A propósito, o Conselho Monetário Nacional (CMN) é o responsável pela projeção de uma meta central para a inflação do país todos os anos. Cabe ao Banco Central agir para cumprir a meta definida, uma vez que a inflação controlada traz diversos benefícios para o país, como:
- Maior tranquilidade para investir no Brasil;
- Mais previsibilidade econômica, permitindo um planejamento das indústrias;
- Redução da concentração de renda;
- Maiores chances para o país ter um crescimento econômico sustentável.
Para 2023, o CMN definiu uma meta central de 3,25% para a inflação no país, podendo variar entre 1,75% e 4,75%. Isso acontece porque a entidade também define um intervalo de 1,5 ponto percentual (p.p.) para a taxa inflacionária, para cima e para baixo.

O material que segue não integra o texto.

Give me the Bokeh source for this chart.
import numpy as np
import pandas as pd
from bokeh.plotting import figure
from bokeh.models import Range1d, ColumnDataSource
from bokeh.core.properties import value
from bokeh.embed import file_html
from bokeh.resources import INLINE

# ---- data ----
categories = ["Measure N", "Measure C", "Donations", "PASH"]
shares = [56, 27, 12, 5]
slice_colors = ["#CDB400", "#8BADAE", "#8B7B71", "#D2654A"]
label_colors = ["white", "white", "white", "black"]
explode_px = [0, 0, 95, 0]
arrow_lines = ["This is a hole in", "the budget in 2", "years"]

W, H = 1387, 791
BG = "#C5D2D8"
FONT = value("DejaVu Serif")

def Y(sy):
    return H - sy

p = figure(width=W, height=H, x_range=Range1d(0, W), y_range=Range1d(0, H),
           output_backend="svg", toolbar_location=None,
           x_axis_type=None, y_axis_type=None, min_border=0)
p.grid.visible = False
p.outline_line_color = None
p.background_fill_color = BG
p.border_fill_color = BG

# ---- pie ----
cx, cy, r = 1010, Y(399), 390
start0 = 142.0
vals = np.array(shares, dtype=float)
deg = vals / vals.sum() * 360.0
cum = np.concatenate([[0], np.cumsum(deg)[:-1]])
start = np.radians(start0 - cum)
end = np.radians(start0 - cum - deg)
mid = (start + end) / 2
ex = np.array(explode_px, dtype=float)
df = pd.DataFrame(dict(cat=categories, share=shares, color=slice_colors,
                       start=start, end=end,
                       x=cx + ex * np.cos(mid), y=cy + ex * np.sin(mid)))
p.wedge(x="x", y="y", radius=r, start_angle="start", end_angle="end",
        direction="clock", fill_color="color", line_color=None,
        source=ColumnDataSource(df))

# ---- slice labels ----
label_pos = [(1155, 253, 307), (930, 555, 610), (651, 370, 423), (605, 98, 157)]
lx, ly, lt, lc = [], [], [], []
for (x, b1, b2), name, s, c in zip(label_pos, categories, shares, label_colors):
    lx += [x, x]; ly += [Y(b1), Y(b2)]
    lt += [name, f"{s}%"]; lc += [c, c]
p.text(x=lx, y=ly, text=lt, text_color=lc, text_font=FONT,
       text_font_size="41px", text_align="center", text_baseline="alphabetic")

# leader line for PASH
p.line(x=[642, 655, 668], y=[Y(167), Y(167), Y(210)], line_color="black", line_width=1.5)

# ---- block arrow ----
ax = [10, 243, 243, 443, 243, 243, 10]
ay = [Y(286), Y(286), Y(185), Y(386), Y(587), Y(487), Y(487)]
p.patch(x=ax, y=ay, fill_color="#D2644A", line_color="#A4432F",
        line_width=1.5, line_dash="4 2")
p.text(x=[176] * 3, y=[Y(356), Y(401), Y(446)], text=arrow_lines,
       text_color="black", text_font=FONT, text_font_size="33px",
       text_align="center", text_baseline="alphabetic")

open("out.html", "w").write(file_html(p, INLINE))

Neste sentido, caso a inflação deste ano tenha uma variação dentro desse intervalo, entre 1,75% e 4,75%, ela terá sido formalmente cumprida, mesmo que seja diferente à meta central de 3,25%.

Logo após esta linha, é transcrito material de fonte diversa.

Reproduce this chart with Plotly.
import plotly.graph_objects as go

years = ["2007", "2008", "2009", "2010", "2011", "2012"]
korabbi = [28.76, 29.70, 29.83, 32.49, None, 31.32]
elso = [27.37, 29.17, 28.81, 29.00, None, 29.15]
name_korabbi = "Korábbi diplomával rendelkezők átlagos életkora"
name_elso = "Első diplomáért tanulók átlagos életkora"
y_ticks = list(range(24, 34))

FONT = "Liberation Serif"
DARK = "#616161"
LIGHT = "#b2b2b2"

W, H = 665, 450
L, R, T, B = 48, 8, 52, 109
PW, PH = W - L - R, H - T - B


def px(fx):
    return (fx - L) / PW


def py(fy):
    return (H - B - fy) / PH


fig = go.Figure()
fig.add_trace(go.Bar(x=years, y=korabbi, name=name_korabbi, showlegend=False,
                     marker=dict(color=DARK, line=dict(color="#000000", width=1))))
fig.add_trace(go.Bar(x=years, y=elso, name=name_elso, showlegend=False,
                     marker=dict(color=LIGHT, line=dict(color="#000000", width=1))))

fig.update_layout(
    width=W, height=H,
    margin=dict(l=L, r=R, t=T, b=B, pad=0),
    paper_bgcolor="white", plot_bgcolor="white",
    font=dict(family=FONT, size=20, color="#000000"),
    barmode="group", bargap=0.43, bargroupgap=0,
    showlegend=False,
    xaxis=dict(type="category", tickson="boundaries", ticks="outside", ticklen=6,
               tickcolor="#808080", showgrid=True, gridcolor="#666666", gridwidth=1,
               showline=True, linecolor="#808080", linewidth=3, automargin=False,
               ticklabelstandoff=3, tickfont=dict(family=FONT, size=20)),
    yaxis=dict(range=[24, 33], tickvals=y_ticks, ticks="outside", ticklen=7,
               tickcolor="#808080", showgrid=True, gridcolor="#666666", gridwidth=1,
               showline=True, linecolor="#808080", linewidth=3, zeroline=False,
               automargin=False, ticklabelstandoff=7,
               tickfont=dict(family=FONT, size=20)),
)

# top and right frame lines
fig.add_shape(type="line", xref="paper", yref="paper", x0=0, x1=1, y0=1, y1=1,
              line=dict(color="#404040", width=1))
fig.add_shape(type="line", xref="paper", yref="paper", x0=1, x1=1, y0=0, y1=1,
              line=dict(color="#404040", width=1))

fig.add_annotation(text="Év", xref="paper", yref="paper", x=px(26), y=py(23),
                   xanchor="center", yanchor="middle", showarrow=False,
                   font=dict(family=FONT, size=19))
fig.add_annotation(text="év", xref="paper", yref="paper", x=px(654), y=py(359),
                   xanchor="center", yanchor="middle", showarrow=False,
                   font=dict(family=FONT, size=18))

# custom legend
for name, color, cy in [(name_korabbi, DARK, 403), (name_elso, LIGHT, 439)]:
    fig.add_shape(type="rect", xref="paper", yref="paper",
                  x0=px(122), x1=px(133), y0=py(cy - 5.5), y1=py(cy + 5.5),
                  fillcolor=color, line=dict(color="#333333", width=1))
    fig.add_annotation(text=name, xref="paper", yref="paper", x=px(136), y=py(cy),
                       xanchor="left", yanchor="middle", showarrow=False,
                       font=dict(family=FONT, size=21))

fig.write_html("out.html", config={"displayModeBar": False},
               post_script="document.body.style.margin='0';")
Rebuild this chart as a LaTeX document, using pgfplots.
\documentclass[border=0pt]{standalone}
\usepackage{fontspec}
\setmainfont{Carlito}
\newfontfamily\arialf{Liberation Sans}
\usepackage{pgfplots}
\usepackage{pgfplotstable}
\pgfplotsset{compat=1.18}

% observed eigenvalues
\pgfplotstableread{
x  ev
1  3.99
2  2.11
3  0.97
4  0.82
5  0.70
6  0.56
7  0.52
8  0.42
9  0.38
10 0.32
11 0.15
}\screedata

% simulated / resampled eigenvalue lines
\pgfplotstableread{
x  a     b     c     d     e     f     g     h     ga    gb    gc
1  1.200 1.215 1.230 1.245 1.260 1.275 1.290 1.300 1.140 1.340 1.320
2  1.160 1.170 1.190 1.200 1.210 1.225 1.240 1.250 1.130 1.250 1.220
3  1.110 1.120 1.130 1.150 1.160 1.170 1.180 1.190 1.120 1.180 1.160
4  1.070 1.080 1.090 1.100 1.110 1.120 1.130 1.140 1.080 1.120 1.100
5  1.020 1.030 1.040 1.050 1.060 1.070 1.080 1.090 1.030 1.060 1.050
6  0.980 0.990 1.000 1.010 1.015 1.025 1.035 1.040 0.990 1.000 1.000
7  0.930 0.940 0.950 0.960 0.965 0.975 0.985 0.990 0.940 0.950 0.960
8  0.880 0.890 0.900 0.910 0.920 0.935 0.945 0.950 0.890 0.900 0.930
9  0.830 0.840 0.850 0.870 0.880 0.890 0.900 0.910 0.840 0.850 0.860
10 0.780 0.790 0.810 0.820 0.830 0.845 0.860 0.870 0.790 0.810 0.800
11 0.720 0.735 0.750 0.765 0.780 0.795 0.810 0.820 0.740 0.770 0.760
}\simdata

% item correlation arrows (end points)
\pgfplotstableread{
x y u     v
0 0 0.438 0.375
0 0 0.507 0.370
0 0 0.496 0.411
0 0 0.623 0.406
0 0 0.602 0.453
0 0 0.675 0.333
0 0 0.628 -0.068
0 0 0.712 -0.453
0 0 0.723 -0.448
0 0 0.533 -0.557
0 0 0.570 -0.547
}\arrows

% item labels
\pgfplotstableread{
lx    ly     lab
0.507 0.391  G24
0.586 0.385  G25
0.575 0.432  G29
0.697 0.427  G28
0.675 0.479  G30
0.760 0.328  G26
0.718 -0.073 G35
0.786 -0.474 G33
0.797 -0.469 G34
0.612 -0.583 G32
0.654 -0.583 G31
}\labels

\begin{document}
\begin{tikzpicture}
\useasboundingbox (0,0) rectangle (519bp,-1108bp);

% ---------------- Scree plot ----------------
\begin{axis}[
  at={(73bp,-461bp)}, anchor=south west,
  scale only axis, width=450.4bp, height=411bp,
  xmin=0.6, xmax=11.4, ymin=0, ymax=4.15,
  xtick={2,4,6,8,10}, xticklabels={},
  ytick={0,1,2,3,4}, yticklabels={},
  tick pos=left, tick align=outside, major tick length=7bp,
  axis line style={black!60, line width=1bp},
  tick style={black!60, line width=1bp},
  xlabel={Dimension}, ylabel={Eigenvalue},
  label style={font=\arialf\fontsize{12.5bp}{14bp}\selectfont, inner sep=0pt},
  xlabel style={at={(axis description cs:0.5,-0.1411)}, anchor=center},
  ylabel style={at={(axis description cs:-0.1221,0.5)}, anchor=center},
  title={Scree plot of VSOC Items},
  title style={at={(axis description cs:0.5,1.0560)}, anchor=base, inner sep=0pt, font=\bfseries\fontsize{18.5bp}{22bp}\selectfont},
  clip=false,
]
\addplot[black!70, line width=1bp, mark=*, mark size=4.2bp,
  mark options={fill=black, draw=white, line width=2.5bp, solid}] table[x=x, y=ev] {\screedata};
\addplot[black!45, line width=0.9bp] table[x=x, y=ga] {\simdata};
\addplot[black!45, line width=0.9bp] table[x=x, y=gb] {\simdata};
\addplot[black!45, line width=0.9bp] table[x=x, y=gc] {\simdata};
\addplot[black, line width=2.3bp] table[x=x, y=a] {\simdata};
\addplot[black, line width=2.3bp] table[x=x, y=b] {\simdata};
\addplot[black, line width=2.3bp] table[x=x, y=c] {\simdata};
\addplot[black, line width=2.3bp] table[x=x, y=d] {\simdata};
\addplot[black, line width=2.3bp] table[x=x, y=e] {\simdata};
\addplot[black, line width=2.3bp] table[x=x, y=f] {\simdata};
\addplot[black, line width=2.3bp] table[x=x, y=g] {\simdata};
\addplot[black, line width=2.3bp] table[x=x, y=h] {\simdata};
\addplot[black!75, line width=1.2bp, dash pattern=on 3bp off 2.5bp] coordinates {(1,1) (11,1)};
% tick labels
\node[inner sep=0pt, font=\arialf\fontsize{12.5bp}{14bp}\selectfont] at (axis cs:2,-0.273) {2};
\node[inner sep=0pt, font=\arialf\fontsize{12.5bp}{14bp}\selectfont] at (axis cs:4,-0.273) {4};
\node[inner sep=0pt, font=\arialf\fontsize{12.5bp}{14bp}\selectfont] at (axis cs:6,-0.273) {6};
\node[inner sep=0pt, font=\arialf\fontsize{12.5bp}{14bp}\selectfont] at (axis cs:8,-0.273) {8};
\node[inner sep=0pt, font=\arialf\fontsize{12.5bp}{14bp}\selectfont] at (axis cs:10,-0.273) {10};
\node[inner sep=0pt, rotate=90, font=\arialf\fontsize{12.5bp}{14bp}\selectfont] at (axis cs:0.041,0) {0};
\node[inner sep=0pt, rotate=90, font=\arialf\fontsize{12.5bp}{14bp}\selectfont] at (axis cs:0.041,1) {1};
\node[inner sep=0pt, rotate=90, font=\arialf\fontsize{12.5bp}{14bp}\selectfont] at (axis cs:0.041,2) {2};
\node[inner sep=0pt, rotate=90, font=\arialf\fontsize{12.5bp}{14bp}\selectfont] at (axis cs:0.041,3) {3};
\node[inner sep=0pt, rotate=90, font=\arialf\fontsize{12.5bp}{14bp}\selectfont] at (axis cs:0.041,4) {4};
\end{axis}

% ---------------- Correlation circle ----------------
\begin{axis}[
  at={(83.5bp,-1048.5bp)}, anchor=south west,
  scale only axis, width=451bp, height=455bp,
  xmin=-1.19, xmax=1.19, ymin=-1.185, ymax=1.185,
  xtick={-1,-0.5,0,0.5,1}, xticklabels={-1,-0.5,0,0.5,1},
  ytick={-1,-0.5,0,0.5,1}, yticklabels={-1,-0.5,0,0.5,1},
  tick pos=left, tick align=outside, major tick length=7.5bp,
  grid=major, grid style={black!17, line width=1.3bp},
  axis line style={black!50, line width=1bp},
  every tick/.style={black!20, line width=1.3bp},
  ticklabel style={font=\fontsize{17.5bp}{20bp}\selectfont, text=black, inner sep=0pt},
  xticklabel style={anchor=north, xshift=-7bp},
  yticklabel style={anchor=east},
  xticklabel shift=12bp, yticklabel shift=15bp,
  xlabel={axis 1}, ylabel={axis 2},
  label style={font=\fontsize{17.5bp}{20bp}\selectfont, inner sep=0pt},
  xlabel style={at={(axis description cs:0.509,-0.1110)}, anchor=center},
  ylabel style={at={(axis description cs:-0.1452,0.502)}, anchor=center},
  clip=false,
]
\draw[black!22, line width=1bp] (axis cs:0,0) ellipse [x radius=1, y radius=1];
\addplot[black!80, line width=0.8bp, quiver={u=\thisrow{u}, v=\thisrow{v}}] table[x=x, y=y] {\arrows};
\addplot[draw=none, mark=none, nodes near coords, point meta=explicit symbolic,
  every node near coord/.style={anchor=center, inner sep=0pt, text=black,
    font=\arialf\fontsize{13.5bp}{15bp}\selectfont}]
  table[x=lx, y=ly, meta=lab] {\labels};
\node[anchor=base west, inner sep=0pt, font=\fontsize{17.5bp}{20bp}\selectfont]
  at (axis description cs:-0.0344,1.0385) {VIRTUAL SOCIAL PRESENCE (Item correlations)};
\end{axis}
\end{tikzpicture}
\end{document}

Cabe salientar que o Conselho Monetário Nacional é composto por:
- Presidente do Banco Central;
- Ministro da Fazenda;
- Ministro do Planejamento e Orçamento.
Estimativas para a inflação no Brasil em 2023
Segundo o relatório Focus, que traz estimativas de analistas de mais de 100 instituições financeiras sobre indicadores econômicos do país, a inflação no Brasil deverá ficar em 5,80% em 2023.
Caso esse dado se confirme, a inflação irá estourar a meta pelo terceiro ano consecutivo, ou seja, os preços de produtos e serviços vão subir mais que o esperado mais uma vez.
Por um lado, o governo federal acredita que a redução dos juros ajudará o Brasil a crescer mais fortemente. Por outro lado, o Banco Central vem mantendo a taxa em 13,75% ao ano, desde agosto de 2022, pois segue atento à inflação e a uma eventual aceleração da taxa.
Diante desse cenário, Campos Neto defendeu a “harmonia” entre a política monetária e a política fiscal do Brasil. Aliás, ele explicou que as ações do BC e do Governo Federal possuem diferenças significativas.
“É importante separar o ciclo político do ciclo econômico. A gente precisa ter harmonia entre o fiscal e o monetário, mas nem sempre eles têm o mesmo ciclo. Intertemporalmente, os ciclos são diferentes. O tempo de efeito é diferente“, disse Campos Neto.